### EXCERPTED RECORDS
• • • •
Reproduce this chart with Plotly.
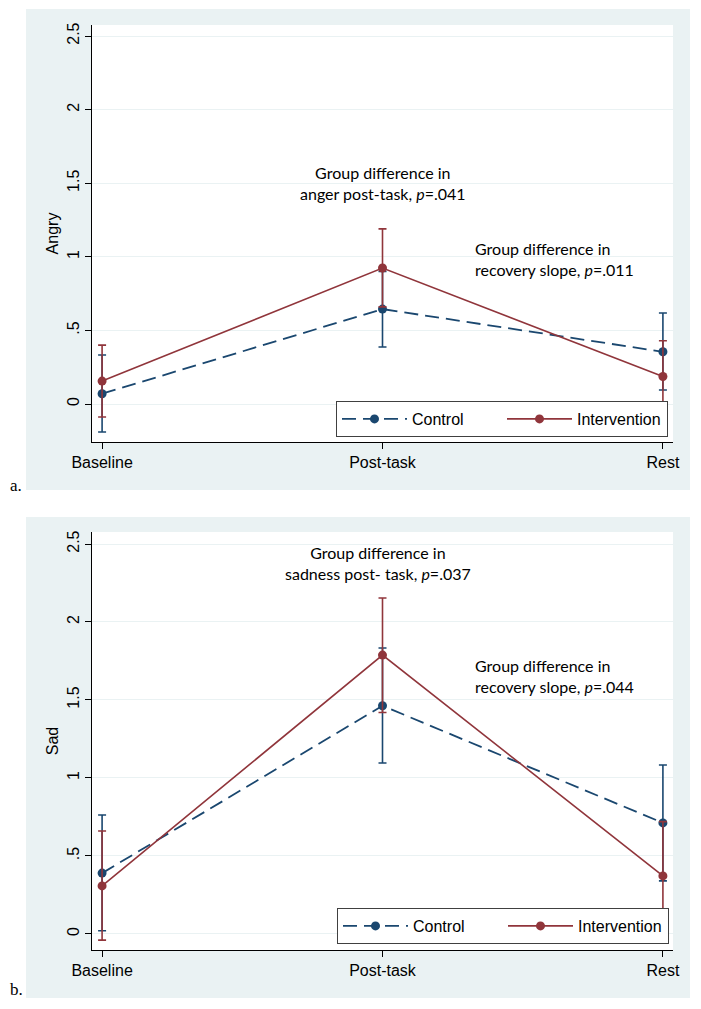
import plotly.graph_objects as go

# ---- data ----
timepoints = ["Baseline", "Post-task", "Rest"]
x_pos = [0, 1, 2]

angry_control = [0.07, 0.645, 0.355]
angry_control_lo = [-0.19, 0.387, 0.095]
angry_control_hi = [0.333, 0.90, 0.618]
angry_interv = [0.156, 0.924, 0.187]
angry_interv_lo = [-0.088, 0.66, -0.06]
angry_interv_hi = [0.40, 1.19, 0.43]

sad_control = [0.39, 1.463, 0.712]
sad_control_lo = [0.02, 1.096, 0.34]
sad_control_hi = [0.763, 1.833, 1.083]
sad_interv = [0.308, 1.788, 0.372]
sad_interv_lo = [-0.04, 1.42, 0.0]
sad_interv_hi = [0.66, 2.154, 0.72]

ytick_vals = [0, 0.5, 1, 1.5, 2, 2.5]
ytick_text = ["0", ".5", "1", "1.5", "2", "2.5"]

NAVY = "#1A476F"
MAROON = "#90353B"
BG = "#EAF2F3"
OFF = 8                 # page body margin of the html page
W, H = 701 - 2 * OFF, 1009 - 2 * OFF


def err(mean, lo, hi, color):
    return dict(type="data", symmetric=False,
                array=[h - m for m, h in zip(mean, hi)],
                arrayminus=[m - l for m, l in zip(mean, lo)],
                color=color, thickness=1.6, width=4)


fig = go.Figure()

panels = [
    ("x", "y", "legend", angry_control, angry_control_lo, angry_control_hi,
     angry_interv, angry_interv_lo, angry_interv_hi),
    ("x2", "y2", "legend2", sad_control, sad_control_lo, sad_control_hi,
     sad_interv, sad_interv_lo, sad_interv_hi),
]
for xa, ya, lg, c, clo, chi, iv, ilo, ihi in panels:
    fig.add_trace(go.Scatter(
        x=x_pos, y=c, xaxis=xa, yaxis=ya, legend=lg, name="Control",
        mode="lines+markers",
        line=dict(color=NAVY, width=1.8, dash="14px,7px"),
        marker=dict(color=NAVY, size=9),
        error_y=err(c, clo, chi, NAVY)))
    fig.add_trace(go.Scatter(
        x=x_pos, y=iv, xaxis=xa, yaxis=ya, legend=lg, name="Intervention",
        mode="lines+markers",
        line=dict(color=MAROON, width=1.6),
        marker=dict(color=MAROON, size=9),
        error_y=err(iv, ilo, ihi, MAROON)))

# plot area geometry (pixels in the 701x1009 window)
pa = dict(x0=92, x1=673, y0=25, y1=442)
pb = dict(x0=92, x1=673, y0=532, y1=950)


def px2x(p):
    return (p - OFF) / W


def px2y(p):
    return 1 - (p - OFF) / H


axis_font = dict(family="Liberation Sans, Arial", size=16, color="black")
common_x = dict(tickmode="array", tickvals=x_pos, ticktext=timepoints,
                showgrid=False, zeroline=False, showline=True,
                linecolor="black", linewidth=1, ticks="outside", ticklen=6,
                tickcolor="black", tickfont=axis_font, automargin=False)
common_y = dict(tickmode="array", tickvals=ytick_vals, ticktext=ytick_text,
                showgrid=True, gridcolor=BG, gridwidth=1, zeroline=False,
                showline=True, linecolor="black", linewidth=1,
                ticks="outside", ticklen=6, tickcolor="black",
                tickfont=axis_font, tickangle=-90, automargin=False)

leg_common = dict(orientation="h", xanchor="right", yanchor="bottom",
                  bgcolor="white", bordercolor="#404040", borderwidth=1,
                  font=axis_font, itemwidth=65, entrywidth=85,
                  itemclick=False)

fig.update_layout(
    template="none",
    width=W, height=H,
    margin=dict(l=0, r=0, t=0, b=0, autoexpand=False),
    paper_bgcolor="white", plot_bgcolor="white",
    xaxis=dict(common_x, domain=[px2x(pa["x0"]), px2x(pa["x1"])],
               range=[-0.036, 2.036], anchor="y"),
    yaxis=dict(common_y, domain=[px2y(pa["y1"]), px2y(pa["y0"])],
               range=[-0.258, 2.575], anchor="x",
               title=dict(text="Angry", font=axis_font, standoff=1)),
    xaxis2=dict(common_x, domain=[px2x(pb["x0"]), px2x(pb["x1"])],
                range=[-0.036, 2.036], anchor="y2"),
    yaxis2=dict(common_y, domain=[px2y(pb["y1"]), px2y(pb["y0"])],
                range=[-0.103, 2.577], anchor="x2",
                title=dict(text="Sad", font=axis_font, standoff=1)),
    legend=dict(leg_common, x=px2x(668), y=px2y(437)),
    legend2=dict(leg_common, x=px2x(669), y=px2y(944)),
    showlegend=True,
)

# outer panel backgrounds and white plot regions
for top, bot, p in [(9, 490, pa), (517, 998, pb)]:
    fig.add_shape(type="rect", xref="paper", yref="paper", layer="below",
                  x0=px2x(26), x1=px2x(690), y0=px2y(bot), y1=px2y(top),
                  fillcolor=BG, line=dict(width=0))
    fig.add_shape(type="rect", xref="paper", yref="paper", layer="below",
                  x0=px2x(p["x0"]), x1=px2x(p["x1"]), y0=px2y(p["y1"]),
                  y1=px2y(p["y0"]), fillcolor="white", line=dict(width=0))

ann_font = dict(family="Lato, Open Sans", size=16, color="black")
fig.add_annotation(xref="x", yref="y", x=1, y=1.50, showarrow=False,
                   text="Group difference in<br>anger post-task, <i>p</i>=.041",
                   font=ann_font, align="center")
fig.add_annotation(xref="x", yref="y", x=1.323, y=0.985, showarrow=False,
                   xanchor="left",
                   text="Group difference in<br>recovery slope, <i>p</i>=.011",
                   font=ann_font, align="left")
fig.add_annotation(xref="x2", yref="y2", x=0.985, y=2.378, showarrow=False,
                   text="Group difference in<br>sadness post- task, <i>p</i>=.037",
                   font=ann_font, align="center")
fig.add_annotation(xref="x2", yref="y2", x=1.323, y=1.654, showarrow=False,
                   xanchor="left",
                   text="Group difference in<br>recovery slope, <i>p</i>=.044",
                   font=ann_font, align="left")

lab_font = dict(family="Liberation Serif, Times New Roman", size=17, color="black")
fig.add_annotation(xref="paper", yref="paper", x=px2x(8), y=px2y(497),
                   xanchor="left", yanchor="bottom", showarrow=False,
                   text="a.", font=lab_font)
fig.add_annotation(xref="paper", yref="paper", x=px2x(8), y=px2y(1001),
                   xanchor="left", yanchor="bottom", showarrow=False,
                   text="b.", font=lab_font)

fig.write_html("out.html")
• • • •
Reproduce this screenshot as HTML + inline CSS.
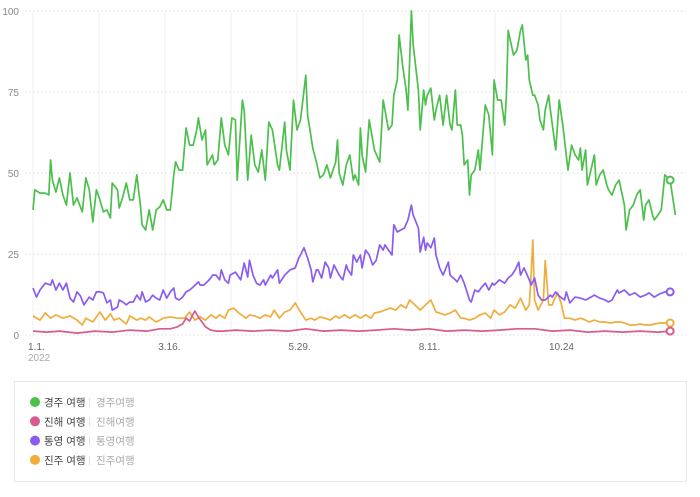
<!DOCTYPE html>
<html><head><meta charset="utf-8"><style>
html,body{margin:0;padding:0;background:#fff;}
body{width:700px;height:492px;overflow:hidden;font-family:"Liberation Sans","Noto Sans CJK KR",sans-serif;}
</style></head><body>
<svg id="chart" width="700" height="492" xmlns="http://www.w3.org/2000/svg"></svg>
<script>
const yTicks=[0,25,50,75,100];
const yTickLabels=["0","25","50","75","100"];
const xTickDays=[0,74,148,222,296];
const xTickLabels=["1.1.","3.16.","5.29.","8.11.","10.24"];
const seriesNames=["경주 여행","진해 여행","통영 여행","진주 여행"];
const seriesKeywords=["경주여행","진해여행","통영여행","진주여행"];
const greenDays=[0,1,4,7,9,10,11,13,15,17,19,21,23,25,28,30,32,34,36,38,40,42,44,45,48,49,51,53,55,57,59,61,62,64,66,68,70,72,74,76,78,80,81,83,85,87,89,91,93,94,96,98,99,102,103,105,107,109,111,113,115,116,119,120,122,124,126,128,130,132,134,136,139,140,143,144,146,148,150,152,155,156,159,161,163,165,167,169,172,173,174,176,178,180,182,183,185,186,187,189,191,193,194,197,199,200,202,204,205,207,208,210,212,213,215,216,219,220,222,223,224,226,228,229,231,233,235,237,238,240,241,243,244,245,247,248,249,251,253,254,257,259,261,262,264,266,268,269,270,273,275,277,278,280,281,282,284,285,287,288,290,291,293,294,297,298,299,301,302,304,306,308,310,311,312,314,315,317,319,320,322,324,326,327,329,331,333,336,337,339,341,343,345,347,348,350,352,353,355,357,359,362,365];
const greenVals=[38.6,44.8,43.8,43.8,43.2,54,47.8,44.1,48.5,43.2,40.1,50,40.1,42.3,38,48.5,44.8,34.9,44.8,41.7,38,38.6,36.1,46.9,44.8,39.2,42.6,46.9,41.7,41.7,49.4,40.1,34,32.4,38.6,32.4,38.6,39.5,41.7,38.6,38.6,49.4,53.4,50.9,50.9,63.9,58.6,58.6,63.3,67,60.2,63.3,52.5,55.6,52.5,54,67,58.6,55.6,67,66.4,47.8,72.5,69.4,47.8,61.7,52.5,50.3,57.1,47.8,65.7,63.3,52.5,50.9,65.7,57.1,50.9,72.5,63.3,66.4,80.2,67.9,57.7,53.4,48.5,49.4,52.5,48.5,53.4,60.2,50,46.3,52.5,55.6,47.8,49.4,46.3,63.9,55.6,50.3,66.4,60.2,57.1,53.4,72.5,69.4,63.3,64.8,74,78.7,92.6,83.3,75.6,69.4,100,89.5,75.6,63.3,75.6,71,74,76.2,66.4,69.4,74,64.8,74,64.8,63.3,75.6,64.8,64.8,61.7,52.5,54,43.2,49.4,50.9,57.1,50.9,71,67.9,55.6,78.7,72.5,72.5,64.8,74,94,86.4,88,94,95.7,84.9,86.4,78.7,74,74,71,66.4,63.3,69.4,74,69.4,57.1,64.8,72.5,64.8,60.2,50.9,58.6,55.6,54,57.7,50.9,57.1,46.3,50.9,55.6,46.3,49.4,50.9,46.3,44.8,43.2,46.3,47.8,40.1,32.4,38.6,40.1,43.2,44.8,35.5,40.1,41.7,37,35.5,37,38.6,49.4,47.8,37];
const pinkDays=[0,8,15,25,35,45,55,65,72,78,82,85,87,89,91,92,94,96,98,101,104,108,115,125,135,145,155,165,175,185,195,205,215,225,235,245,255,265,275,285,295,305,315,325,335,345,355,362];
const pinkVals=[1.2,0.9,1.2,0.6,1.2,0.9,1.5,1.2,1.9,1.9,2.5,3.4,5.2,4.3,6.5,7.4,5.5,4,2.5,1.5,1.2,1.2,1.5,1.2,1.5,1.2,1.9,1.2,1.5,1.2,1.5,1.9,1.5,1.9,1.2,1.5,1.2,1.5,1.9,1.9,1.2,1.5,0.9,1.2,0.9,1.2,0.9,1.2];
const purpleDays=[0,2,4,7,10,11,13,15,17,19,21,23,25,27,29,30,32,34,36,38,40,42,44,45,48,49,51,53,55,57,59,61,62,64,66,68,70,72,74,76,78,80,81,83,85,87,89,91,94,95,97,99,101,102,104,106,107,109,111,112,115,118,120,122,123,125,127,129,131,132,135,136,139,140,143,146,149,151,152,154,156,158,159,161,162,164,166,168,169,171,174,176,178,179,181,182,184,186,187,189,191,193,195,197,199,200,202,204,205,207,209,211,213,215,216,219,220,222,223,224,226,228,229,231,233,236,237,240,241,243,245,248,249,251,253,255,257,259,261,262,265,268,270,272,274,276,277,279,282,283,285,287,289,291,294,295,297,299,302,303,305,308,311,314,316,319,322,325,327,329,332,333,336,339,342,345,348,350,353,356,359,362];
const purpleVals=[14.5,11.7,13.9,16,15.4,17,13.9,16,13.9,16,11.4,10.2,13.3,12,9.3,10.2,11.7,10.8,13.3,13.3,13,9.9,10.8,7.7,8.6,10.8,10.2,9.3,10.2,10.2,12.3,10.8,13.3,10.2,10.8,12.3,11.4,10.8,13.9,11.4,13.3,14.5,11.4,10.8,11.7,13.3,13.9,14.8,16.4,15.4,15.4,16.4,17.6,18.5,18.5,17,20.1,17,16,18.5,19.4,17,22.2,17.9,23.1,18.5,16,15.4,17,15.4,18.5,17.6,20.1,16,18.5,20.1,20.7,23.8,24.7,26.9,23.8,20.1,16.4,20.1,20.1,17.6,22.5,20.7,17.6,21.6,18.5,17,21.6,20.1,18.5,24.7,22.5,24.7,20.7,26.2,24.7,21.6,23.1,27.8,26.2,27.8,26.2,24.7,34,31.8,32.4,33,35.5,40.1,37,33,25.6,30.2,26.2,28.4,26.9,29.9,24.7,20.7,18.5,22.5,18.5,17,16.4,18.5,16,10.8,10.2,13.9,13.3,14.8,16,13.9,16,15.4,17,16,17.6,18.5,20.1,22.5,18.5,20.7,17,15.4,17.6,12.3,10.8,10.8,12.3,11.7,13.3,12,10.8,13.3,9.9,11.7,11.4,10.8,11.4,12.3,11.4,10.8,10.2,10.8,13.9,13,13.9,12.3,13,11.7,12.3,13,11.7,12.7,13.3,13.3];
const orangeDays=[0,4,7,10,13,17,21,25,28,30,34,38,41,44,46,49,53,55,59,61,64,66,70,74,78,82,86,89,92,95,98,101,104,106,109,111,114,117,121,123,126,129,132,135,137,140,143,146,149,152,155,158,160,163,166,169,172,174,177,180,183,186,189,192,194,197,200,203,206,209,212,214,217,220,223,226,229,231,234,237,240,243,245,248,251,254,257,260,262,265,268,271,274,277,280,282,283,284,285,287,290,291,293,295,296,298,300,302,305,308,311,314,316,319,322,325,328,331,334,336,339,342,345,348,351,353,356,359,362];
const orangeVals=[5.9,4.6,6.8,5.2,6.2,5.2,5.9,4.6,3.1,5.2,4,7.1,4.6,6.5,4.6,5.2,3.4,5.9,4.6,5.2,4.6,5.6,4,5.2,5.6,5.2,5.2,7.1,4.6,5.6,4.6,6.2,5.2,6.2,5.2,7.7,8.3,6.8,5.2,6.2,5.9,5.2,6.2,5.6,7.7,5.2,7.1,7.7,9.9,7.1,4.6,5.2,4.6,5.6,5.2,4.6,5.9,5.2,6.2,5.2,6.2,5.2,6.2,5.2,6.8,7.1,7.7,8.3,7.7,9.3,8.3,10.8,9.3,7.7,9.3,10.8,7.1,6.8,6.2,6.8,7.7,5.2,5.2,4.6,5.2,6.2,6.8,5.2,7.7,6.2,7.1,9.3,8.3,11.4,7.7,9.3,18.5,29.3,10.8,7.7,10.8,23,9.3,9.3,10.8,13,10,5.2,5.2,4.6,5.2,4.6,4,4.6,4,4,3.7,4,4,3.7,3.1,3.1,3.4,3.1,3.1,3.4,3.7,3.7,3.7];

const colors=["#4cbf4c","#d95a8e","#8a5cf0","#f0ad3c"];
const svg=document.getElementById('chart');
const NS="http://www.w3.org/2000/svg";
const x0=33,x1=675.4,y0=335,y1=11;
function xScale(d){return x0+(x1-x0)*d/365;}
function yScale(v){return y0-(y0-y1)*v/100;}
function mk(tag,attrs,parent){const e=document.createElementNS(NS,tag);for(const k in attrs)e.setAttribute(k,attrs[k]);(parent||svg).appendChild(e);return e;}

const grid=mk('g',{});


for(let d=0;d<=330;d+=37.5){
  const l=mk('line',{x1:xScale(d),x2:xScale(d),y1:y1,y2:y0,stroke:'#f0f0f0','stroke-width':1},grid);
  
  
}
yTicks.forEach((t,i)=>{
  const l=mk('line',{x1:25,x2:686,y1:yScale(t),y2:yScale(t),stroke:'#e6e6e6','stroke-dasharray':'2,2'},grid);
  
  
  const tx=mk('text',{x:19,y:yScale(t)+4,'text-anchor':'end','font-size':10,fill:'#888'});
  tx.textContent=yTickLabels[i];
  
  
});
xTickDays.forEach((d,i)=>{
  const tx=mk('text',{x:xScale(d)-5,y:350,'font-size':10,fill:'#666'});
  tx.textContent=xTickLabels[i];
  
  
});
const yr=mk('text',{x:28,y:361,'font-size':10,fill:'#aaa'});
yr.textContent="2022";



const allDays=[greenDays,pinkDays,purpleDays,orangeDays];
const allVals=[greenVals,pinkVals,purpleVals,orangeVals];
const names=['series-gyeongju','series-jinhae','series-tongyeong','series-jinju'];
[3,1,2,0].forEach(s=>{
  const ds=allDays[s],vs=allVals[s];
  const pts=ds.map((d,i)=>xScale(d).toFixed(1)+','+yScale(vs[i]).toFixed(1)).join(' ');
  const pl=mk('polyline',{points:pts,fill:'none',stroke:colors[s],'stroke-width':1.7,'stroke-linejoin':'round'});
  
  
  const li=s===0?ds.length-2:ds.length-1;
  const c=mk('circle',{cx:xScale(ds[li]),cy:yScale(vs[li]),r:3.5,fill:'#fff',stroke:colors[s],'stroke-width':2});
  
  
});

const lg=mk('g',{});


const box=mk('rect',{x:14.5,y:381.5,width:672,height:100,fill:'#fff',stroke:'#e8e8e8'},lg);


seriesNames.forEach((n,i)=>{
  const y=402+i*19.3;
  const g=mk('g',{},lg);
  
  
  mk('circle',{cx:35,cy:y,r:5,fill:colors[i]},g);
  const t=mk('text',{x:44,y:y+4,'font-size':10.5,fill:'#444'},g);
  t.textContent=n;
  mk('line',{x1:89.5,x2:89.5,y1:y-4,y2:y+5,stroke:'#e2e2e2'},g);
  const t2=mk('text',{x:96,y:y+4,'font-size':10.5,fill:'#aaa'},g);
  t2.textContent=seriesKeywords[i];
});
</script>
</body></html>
• • • •
Copy out each line of the listing that holds "Reproduce".

Reproduce this chart with Plotly.
Reproduce this screenshot as HTML + inline CSS.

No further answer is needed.